What is expected:
From the first line of the data below through the line holding "yticks_b = [0, 10, 20, 30, 40, 50, 60, 70]", output each line exactly and leave the pictures out.
____ Data provided
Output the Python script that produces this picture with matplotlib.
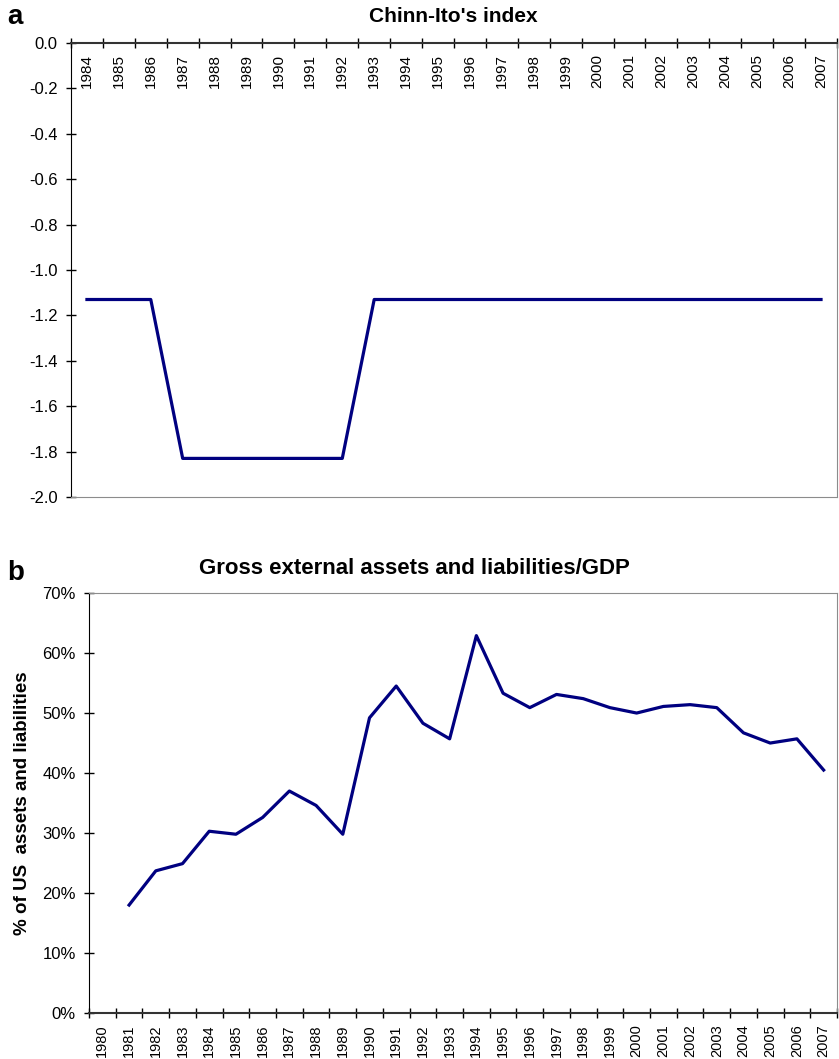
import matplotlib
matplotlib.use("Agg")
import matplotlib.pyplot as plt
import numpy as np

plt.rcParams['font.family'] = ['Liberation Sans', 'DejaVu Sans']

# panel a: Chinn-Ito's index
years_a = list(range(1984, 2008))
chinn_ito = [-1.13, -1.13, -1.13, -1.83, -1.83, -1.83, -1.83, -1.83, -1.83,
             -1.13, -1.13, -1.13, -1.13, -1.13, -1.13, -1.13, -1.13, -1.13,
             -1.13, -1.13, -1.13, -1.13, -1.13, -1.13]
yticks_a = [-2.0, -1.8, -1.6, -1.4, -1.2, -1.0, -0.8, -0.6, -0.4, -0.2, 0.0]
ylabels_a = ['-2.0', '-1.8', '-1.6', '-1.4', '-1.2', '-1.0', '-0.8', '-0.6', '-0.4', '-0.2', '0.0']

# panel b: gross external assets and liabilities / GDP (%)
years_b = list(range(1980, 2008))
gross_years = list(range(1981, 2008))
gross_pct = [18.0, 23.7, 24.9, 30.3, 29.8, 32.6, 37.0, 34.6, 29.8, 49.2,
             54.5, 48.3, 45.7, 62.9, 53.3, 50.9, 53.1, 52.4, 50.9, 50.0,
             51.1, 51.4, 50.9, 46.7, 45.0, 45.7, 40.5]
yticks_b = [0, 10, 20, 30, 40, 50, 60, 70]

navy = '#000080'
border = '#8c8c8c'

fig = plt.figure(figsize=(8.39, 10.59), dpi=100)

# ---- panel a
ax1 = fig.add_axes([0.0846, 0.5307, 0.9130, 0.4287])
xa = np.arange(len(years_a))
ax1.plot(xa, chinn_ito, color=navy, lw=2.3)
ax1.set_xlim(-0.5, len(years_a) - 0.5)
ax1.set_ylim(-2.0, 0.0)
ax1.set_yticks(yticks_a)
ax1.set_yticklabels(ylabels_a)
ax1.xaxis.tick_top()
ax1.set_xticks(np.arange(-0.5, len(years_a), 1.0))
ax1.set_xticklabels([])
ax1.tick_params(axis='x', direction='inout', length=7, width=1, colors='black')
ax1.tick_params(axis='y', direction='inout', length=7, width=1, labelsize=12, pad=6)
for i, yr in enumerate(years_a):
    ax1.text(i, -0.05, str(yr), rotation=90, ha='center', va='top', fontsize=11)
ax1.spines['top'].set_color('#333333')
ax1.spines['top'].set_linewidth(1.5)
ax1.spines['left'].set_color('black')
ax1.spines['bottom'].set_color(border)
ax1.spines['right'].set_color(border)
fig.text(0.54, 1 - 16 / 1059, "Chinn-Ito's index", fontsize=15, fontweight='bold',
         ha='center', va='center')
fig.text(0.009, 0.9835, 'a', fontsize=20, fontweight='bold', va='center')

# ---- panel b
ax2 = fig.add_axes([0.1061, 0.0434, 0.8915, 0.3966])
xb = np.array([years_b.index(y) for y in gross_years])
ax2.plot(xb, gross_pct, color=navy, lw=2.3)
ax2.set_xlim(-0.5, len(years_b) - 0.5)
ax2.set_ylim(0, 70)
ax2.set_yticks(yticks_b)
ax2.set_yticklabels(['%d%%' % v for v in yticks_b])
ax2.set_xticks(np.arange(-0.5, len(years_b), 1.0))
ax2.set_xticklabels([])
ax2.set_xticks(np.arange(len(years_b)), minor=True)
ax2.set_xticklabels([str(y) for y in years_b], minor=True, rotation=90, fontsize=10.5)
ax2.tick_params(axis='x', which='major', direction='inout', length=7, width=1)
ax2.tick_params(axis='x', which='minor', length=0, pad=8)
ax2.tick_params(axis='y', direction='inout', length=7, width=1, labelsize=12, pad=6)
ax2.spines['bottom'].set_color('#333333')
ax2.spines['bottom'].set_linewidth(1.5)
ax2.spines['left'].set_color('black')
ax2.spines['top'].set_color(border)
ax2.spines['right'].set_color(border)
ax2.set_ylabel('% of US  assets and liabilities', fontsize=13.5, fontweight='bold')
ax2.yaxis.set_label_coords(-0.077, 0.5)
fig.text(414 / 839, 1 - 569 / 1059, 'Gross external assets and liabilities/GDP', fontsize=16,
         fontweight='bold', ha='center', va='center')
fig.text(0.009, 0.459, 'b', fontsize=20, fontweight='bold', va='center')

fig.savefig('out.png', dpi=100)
________
Response:
Output the Python script that produces this picture with matplotlib.
import matplotlib
matplotlib.use("Agg")
import matplotlib.pyplot as plt
import numpy as np

plt.rcParams['font.family'] = ['Liberation Sans', 'DejaVu Sans']

# panel a: Chinn-Ito's index
years_a = list(range(1984, 2008))
chinn_ito = [-1.13, -1.13, -1.13, -1.83, -1.83, -1.83, -1.83, -1.83, -1.83,
             -1.13, -1.13, -1.13, -1.13, -1.13, -1.13, -1.13, -1.13, -1.13,
             -1.13, -1.13, -1.13, -1.13, -1.13, -1.13]
yticks_a = [-2.0, -1.8, -1.6, -1.4, -1.2, -1.0, -0.8, -0.6, -0.4, -0.2, 0.0]
ylabels_a = ['-2.0', '-1.8', '-1.6', '-1.4', '-1.2', '-1.0', '-0.8', '-0.6', '-0.4', '-0.2', '0.0']

# panel b: gross external assets and liabilities / GDP (%)
years_b = list(range(1980, 2008))
gross_years = list(range(1981, 2008))
gross_pct = [18.0, 23.7, 24.9, 30.3, 29.8, 32.6, 37.0, 34.6, 29.8, 49.2,
             54.5, 48.3, 45.7, 62.9, 53.3, 50.9, 53.1, 52.4, 50.9, 50.0,
             51.1, 51.4, 50.9, 46.7, 45.0, 45.7, 40.5]
yticks_b = [0, 10, 20, 30, 40, 50, 60, 70]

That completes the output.